Wie schaut es mit dem Sportalltag in der Schule aus? – Die Interpellation trägt den schönen Titel "Bewegtes Lernen 2020". In der Schule findet das Lernen jedoch überwiegend im Sitzen statt. Ich weiß gar nicht, ob jemand nachgewiesen hat, dass man im Sitzen besonders gut lernen kann. Viele Kinder, insbesondere Jungen, gelten als schulreif, wenn sie einen ganzen Vormittag sitzen können. Erst dann können sie in die Schule gehen. Ist es tatsächlich richtig, den Bewegungsdrang von Kindern in der Schule zu bremsen? Müssten wir nicht etwas anderes wollen? Wer denkt im Sitzen besser? – Ich kenne Leute, die besser beim Gehen an der frischen Luft denken können. Wir sollten überlegen, wie wir mehr Bewegung in die Schulen bringen, um die Schülerinnen und Schüler vom ständigen Sitzen zu befreien.
Hinzu kommt, dass immer mehr Kinder einen großen Teil ihrer Freizeit vor Bildschirmen verbringen. Die Lebenswelt verändert sich durch die Digitalisierung. Die Schule muss gegensteuern.
Ich komme zum Thema dritte Sportstunde – die Hardware in der Schule. In den meisten Bundesländern gibt es an den Grundschulen eine dritte Sportstunde, in Bayern nicht. Das wurde von Stoiber abgeschafft. Ich finde es nicht in Ordnung, dass in dieser Interpellation die Sprachförderung für Kinder mit Migrationshintergrund, die Inklusion oder der Ganztag gegen die dritte Sportstunde ausgespielt wird. Das ist nicht in Ordnung. Der Antwort der Interpellation zu diesem Punkt ist zu entnehmen, dass die Einführung einer dritten Sportstunde in der Jahrgangsstufe eins derzeit nicht prioritär behandelt werden könne. Dazu sage ich: Doch, dass muss prioritär behandelt werden.
Wenn das die Staatsregierung nicht kann, muss es der Haushaltsgesetzgeber, dieser Landtag, tun. Dort gehört das Thema nämlich hin. Dieser Landtag muss die Einführung einer dritten Sportstunde prioritär behandeln. Die dritte Sportstunde müssen wir spätestens im Rahmen der nächsten Haushaltsverhandlungen einführen. Laut Auskunft der Staatsregierung handelt es sich um einen Bedarf von 163 Stellenäquivalenten für die Jahrgangsstufe eins. Leute, das müsste zu schaffen sein. Die Einführung einer dritten Sportstunde sollte zumindest für die ersten Klassen im Rahmen des nächsten Haushalts möglich sein.
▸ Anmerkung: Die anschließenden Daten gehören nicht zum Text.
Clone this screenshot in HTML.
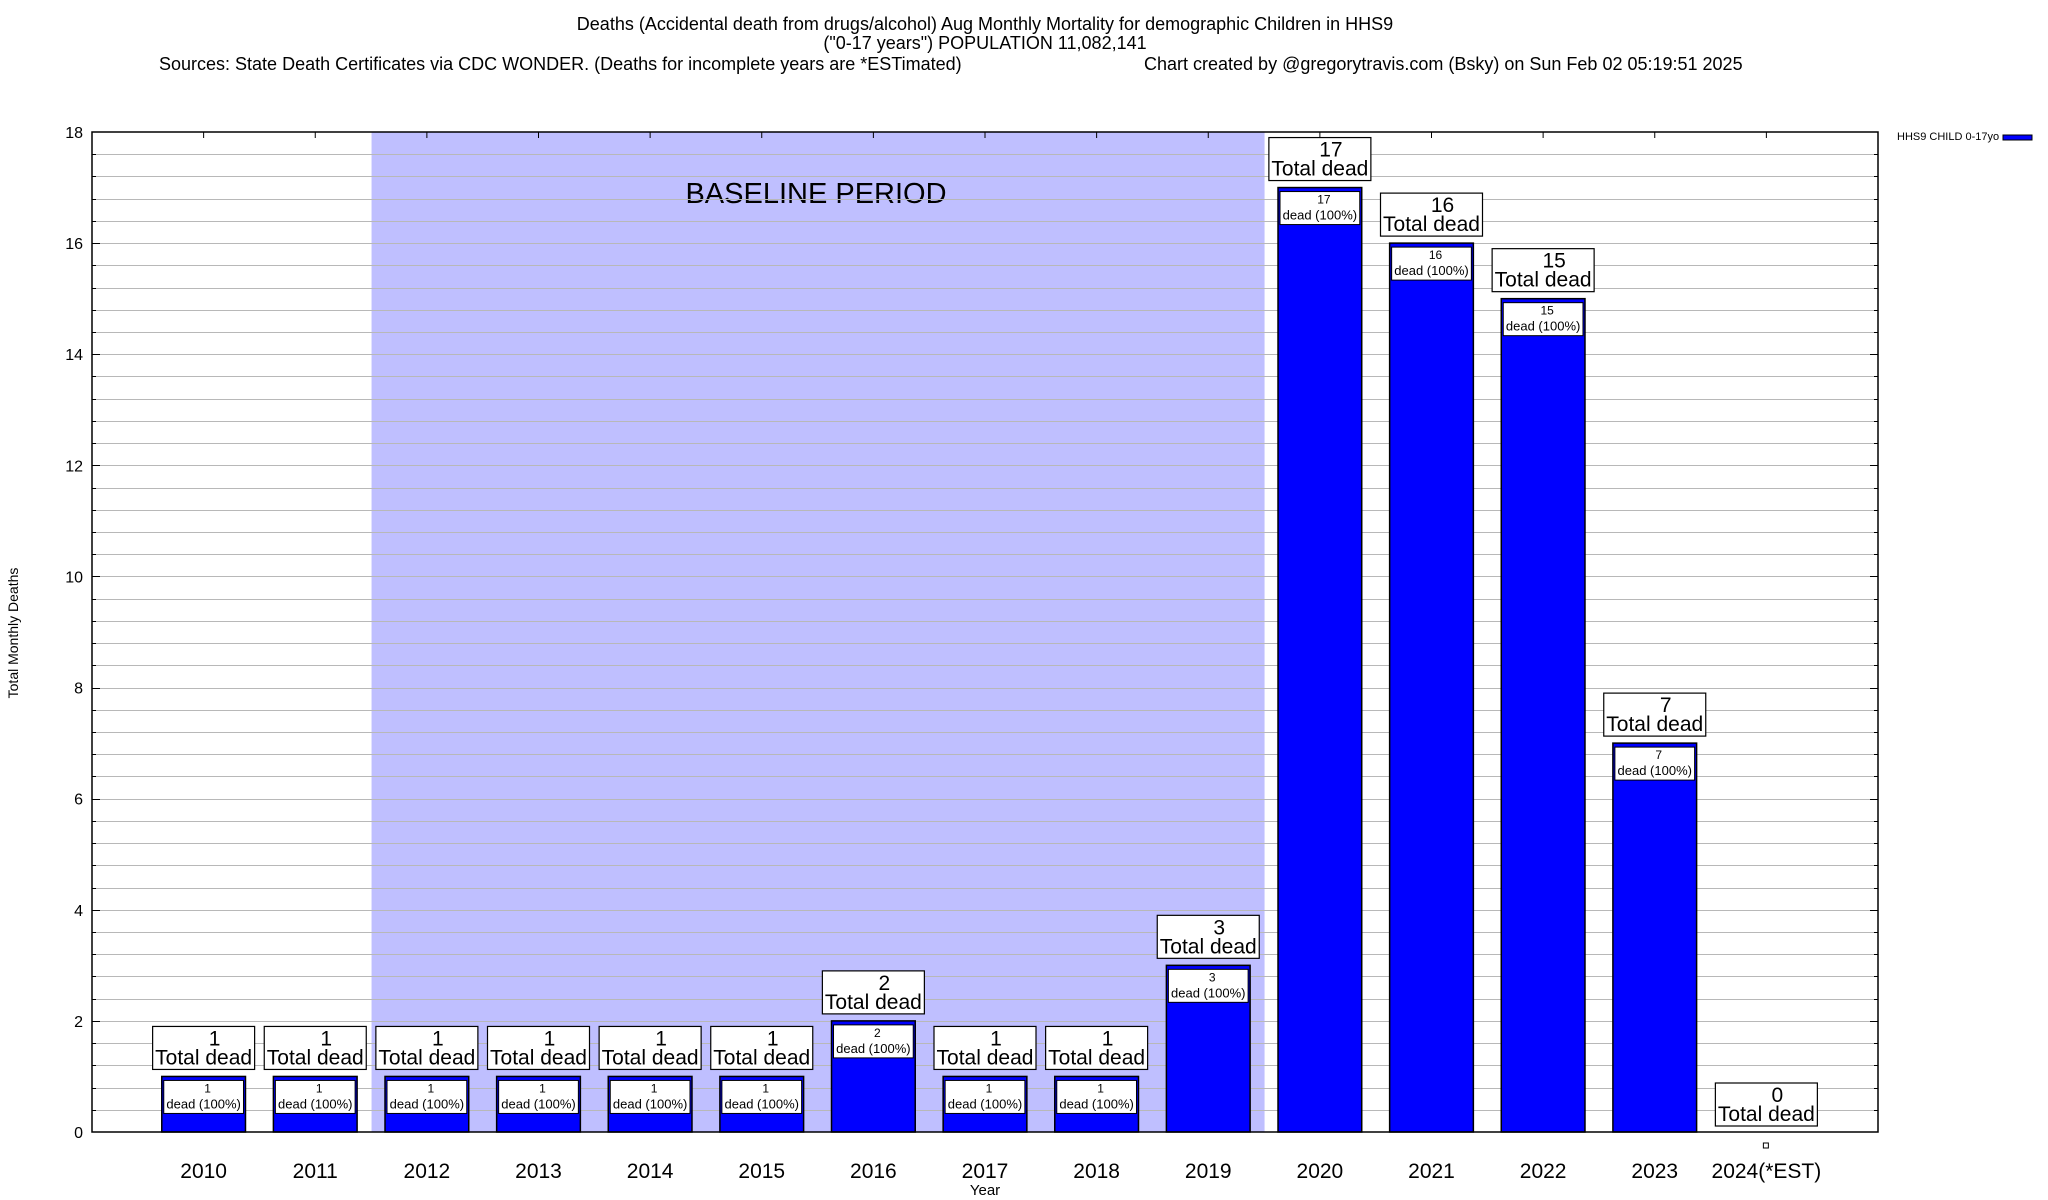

Ansonsten habe ich den Eindruck, dass es an den Grundschulen viele Programme und Projekte gibt. Fraglich ist jedoch, wie es um die Umsetzung dieser Projekte bestellt ist. Wir sollten die aufgelegten Programme und Projekte auch in den Alltag überführen, damit wir erst gar keine Programme und Projekte brauchen.
Mit den Aussagen zum Thema Sport im Ganztag kann ich nicht zufrieden sein. Wir wissen alle, dass insbesondere die Schülerinnen und Schüler der Ganztagsschule Bewegung brauchen. Es ist kein attraktiver Ganztag, am Nachmittag wieder in der Schule zu sitzen. Dort muss mehr Sport und Bewegung hinein. Die Staatsregierung verfügt über wenige Informationen zum Thema Sport im Ganztag. Das zeigt mir, dass es keinen großen Qualitätsanspruch und kein großes Qualitätsbewusstsein für den Ganztag gibt. Wir brauchen jedoch einen guten Ganztag mit guten Sportangeboten. Denkbar wäre auch das Erlernen neuer Sportarten vom Jonglieren bis zum Klettern. Das muss in den Ganztag rein. In einem
zweiten Schritt muss überprüft werden, ob das tatsächlich funktioniert. Das vermisse ich in den Antworten dieser Interpellation.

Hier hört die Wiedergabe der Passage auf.